The Road For Electric Vehicles In India

By Samanyu Gupta, Research Analyst, Envecologic

Published in May Edition
In the words of Tesla founder and CEO Elon Musk, “You have to match the convenience of the gasoline car in order for people to buy an electric car. Now, as the global automotive industry is on the verge of disruption, Musk’s words seem truer than ever. Digitization, increasing automation, and new business models have revolutionized other industries, and the automotive industry will be no exception. Governments the world over are doubling down to lower the cost of electric vehicles to accelerate their fast adoption amongst masses. A recent report by a global financial services company, UBS, predicts that one out of every six cars sold globally will be electric by 2025.

The automotive industry is already feeling the effects of electrification or e-mobility, both globally and in India. By 2030, electrification could lead to electric vehicles holding a substantial share (up to 50% of new vehicle sales in a breakthrough scenario) of the global automobile sector. If India sees a similar momentum, it will significantly impact manufacturers across the automotive value chain.

Major factors driving the trend for higher penetration of EVs are steep reduction in the battery technology costs & decarbonisation policies introduced by different economies globally. The trends in battery costs are promising with significant reductions witnessed during the last five years, as evident in Figure 1.

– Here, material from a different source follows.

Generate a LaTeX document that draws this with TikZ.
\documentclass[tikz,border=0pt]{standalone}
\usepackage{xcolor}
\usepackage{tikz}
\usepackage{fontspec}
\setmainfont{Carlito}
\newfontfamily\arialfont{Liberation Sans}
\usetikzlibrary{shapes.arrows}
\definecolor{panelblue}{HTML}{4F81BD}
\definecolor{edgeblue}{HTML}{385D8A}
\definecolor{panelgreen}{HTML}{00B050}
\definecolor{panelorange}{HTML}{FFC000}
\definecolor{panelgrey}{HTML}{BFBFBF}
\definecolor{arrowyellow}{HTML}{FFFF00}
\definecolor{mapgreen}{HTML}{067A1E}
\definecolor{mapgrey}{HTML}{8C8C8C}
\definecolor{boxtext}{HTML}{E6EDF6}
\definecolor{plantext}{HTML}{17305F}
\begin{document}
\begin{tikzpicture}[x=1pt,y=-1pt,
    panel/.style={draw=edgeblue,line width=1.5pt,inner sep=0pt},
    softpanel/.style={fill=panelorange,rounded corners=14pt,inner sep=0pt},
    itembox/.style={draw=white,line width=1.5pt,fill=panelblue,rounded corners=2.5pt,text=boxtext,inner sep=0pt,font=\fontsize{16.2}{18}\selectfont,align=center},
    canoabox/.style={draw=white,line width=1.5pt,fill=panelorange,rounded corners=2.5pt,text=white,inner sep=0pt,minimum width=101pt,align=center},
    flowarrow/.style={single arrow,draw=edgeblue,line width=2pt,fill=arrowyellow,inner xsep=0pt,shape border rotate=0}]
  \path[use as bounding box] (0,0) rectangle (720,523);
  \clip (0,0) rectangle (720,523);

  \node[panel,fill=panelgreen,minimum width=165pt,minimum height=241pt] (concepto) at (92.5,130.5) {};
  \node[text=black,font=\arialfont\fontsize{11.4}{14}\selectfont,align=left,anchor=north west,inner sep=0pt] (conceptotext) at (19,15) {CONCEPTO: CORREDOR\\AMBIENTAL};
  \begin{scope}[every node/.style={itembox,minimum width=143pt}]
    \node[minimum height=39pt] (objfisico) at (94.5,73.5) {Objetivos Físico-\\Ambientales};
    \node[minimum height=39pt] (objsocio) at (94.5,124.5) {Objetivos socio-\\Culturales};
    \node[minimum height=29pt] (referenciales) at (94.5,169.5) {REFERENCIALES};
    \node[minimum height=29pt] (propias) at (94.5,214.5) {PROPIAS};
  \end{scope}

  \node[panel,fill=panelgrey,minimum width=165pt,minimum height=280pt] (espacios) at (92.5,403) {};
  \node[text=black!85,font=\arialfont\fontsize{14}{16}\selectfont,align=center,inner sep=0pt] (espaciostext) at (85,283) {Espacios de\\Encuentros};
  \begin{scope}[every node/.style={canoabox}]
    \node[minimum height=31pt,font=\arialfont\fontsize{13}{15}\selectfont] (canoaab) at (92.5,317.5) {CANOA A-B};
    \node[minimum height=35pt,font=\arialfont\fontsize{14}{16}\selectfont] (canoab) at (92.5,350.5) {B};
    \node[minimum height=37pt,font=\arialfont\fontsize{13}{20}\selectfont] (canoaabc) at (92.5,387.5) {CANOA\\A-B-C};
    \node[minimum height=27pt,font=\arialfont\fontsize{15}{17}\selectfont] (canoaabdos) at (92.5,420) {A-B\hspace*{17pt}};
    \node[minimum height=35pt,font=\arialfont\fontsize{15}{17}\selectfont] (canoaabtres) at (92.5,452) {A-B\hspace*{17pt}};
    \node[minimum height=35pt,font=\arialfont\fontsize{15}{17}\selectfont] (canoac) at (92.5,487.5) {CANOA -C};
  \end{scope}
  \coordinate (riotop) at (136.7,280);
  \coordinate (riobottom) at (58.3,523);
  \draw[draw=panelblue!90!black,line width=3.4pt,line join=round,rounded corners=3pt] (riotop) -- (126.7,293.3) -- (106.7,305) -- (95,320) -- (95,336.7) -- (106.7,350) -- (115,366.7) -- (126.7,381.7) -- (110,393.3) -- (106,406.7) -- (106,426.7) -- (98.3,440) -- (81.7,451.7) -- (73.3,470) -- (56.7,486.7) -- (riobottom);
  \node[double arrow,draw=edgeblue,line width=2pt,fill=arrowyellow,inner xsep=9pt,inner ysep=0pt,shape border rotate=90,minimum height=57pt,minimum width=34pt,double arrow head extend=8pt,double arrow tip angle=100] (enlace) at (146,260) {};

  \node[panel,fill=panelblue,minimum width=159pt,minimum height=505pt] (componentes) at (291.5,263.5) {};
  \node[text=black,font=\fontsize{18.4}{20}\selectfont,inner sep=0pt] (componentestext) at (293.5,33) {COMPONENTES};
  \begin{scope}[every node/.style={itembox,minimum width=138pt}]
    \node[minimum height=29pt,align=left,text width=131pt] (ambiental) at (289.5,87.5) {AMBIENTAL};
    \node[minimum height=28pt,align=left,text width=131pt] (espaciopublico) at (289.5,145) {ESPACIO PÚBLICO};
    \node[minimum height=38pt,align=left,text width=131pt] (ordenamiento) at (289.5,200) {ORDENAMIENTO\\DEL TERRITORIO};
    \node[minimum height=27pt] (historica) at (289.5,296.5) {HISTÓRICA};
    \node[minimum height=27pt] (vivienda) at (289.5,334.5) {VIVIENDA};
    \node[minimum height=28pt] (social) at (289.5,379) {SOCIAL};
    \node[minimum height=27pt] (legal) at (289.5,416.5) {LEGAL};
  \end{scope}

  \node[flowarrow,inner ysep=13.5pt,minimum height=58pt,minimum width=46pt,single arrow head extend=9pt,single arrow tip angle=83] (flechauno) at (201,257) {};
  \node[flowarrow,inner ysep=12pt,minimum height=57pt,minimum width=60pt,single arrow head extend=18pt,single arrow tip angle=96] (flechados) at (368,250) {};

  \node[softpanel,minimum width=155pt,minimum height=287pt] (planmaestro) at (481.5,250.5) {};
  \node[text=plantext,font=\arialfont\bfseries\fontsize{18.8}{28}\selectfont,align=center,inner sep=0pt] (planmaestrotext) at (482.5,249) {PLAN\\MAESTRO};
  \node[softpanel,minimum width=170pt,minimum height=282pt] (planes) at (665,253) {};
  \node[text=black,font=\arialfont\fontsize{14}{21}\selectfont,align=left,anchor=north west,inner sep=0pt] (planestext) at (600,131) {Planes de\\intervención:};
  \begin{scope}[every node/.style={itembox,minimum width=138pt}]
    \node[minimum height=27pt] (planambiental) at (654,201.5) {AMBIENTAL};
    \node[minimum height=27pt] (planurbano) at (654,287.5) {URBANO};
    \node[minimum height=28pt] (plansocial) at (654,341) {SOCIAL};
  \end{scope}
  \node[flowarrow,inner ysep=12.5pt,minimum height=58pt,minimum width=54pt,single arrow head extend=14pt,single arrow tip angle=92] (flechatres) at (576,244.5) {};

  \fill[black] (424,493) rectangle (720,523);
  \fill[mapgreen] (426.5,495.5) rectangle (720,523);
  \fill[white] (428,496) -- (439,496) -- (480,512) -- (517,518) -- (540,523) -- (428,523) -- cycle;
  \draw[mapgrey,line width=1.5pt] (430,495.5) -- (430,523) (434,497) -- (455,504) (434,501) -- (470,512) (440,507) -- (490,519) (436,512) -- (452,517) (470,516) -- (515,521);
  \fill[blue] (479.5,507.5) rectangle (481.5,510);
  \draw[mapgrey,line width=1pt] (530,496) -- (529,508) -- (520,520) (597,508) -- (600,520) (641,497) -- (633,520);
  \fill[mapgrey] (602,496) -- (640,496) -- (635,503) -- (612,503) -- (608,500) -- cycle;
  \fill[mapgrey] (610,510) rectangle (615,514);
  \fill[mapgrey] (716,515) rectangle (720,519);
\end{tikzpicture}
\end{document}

So, what exactly are the electric vehicles or EVs? Touted as the future of mobility, electric vehicles, are fitted with onboard batteries which, unlike conventional fuel tanks, can be charged using electricity. These batteries, in turn, store and use the energy needed to power a set of electric motors, which ultimately propels the car forward. Because an electric car is devoid of clutch, gearbox and even an exhaust pipe, it is significantly quieter and offers a smoother ride than conventional gasoline-driven vehicles. When fully charged, a standard EV is capable of covering somewhere between 150 km to 170 km before it needs to be recharged. One of the chief features of electric vehicles is that they can be plugged into off-board power sources for charging.

India’s ambition towards a full electric mobility economy by 2030 was announced last year. Although, it is yet to launch a comprehensive policy that chalks out clear directions, there have been initiatives in the past through the launch of National Electric Mobility Mission Plan (NEMMP), 2013, and Faster Adoption and Manufacturing of Hybrid & Electric Vehicles (FAME), 2015. Under the NEMMP, around 6-7 million EVs/hybrid vehicles have been envisaged to be launched on Indian roads by the year 2020, while under FAME, the government has targeted to offer subsidy on EV on an annual basis. In December last year, SIAM or the Society of Indian Automobile Manufacturers came up with a white paper that stated electric vehicles will constitute 40% for overall new car sales by 2030. The apex carmakers' body had predicted a 100% electric vehicle sale only by 2047.

It is important to recognize that despite many economic and environmental benefits of EVs and hybrid vehicles, there may be challenges with regard to resource availability and affordability. Preliminary estimates reveal that a 100% penetration of BEV (only four wheelers) by 2030 would increase material demand by 85 times. Many of these resources like copper, lithium and related materials and components, plastics and magnets are heavily imported by India. Globally 42% of cobalt is used in making batteries and by 2020 and the share is expected to rise to 55%. Research reveals that cobalt Industry has a fragile supply structures among all battery raw materials. Moreover with India being highly import dependent for these resources, their procurement will have significant impact on the manufacturer. Additional challenges include the following:

• Ways to reduce the resource requirements of specific metals for particular components or which alternative technologies could ease the demand for raw materials. Also, need to look into uncertain disruptive changes regarding design and material compositions.

• Charging stations that have a strong network and decentralized presence. Also need to have technologies and systems to generate energy from sustainable sources.

• Fragmented and unscientific end of life vehicle management in India; not much recovery of rare earths happening from non-electric vehicles; Existing resource recovery from batteries has been confined to cobalt, nickel, and copper due to their high value.

With increasing networks being established with Chinese battery manufacturers and exporters, there is import of lithium ion batteries happening at very low prices which may eventually replace the conventional lead acid batteries even in three wheelers and the lack of policy framework and improper dismantling can prove costly from the environment and resource recovery point. While the future of EVs in India looks very promising, aforementioned challenges are just some of the pre-empted ones, with many more roadblocks as we scale up. No doubt that India sits on this gold mine opportunity for the growth of an all industrial segment which will have a positive cascading affect on many other complimentary sectors as well. The sector will critically hinge upon the coordination of the manufacturers, government policies and most importantly buyers’ enthusiasm to participate in this new age green revolution.